[start of Data excerpt]
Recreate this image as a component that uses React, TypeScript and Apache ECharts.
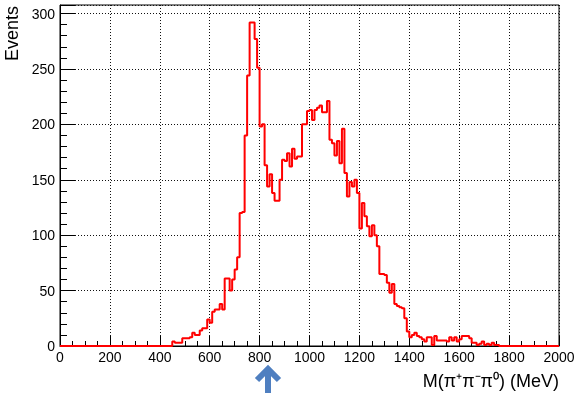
import React, { useEffect, useRef } from "react";
import * as echarts from "echarts";

// Histogram: 200 bins of 10 MeV from 0 to 2000 MeV
const binStart = 0;
const binWidth = 10;
const counts: number[] = [
  // 0 - 440 MeV
  0, 0, 0, 0, 0, 0, 0, 0, 0, 0,
  0, 0, 0, 0, 0, 0, 0, 0, 0, 0,
  0, 0, 0, 0, 0, 0, 0, 0, 0, 0,
  0, 0, 0, 0, 0, 0, 0, 0, 0, 0,
  0, 0, 0, 0, 0,
  // 450 - 790 MeV
  4, 3, 3, 3, 7, 7, 7, 8, 12, 10,
  10, 14, 16, 16, 24, 21, 31, 33, 33, 38,
  33, 61, 61, 50, 60, 69, 80, 120, 121, 190,
  244, 292, 292, 277, 251,
  // 800 - 1190 MeV
  198, 200, 163, 144, 155, 138, 131, 131, 150, 168,
  167, 174, 162, 178, 169, 171, 171, 200, 200, 212,
  213, 204, 213, 215, 217, 211, 211, 221, 186, 183,
  172, 185, 165, 196, 156, 135, 148, 144, 150, 138,
  // 1200 - 1590 MeV
  106, 129, 117, 108, 99, 109, 100, 90, 65, 65,
  64, 57, 48, 56, 38, 36, 35, 34, 25, 13,
  8, 10, 12, 9, 8, 6, 4, 8, 8, 1,
  9, 5, 5, 5, 5, 4, 8, 5, 8, 4,
  // 1600 - 1990 MeV
  6, 9, 9, 9, 7, 3, 3, 1, 2, 4,
  1, 2, 1, 3, 1, 1, 0, 0, 0, 0,
  0, 0, 0, 0, 0, 0, 0, 0, 0, 0,
  0, 0, 0, 0, 0, 0, 0, 0, 0, 0,
];

const xTitle = "M(π⁺π⁻π⁰) (MeV)";
const yTitle = "Events";
const xMin = 0;
const xMax = 2000;
const xInterval = 200;
const yMin = 0;
const yMax = 307.7;
const yInterval = 50;

const FONT = "'Liberation Sans', Arial, Helvetica, sans-serif";

export default function App() {
  const ref = useRef<HTMLDivElement>(null);

  useEffect(() => {
    if (!ref.current) return;
    const chart = echarts.init(ref.current, undefined, { renderer: "svg" });

    const data: number[][] = counts.map((c, i) => [binStart + i * binWidth, c]);
    data.push([binStart + counts.length * binWidth, counts[counts.length - 1]]);

    const arrowColor = "#4f7fc0";

    const option: any = {
      animation: false,
      grid: {
        left: 60,
        right: 23,
        top: 5,
        bottom: 47,
        show: true,
        borderColor: "#000",
        borderWidth: 1,
        backgroundColor: "transparent",
      },
      xAxis: {
        type: "value",
        min: xMin,
        max: xMax,
        interval: xInterval,
        axisLine: { show: true, onZero: false, lineStyle: { color: "#000", width: 1 } },
        axisTick: { show: true, inside: true, length: 10, lineStyle: { color: "#000", width: 1 } },
        minorTick: { show: true, splitNumber: 4, length: 5, lineStyle: { color: "#000", width: 1 } },
        splitLine: { show: true, lineStyle: { color: "#111", type: [1, 2], width: 1 } },
        axisLabel: {
          margin: 4,
          fontSize: 14,
          color: "#000",
          fontFamily: FONT,
          formatter: (v: number) => String(v),
        },
      },
      yAxis: {
        type: "value",
        min: yMin,
        max: yMax,
        interval: yInterval,
        axisLine: { show: true, onZero: false, lineStyle: { color: "#000", width: 1 } },
        axisTick: { show: true, inside: true, length: 15, lineStyle: { color: "#000", width: 1 } },
        minorTick: { show: true, splitNumber: 5, length: 7, lineStyle: { color: "#000", width: 1 } },
        splitLine: { show: true, lineStyle: { color: "#111", type: [1, 2], width: 1 } },
        axisLabel: {
          margin: 5,
          fontSize: 14,
          color: "#000",
          fontFamily: FONT,
          formatter: (v: number) => (Math.abs(v % yInterval) < 1e-6 ? String(v) : ""),
        },
      },
      series: [
        {
          type: "line",
          step: "end",
          data,
          symbol: "none",
          showSymbol: false,
          clip: false,
          z: 5,
          lineStyle: { color: "#ff0000", width: 2 },
        },
      ],
      graphic: [
        {
          type: "text",
          x: 12,
          y: 6,
          rotation: Math.PI / 2,
          style: {
            text: yTitle,
            align: "right",
            verticalAlign: "middle",
            fontSize: 18,
            fontFamily: FONT,
            fill: "#000",
          },
        },
        {
          type: "text",
          x: 559,
          y: 381,
          style: {
            text: xTitle,
            align: "right",
            verticalAlign: "middle",
            fontSize: 18,
            fontFamily: FONT,
            fill: "#000",
          },
        },
        {
          type: "polyline",
          shape: { points: [[257, 380], [268, 369], [279, 380]] },
          style: { stroke: arrowColor, lineWidth: 6, fill: "none", lineJoin: "miter" },
        },
        {
          type: "line",
          shape: { x1: 268, y1: 369, x2: 268, y2: 393 },
          style: { stroke: arrowColor, lineWidth: 6 },
        },
      ],
    };

    chart.setOption(option);
    return () => chart.dispose();
  }, []);

  return (
    <div
      ref={ref}
      style={{ position: "fixed", left: 0, top: 0, width: 582, height: 393 }}
    />
  );
}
[end of Data excerpt]
- **Required task**
Your task is to reproduce exactly the lines from the start of the data above through the line containing "import * as", leaving every picture out.

- **Answer below**
Recreate this image as a component that uses React, TypeScript and Apache ECharts.
import React, { useEffect, useRef } from "react";
import * as echarts from "echarts";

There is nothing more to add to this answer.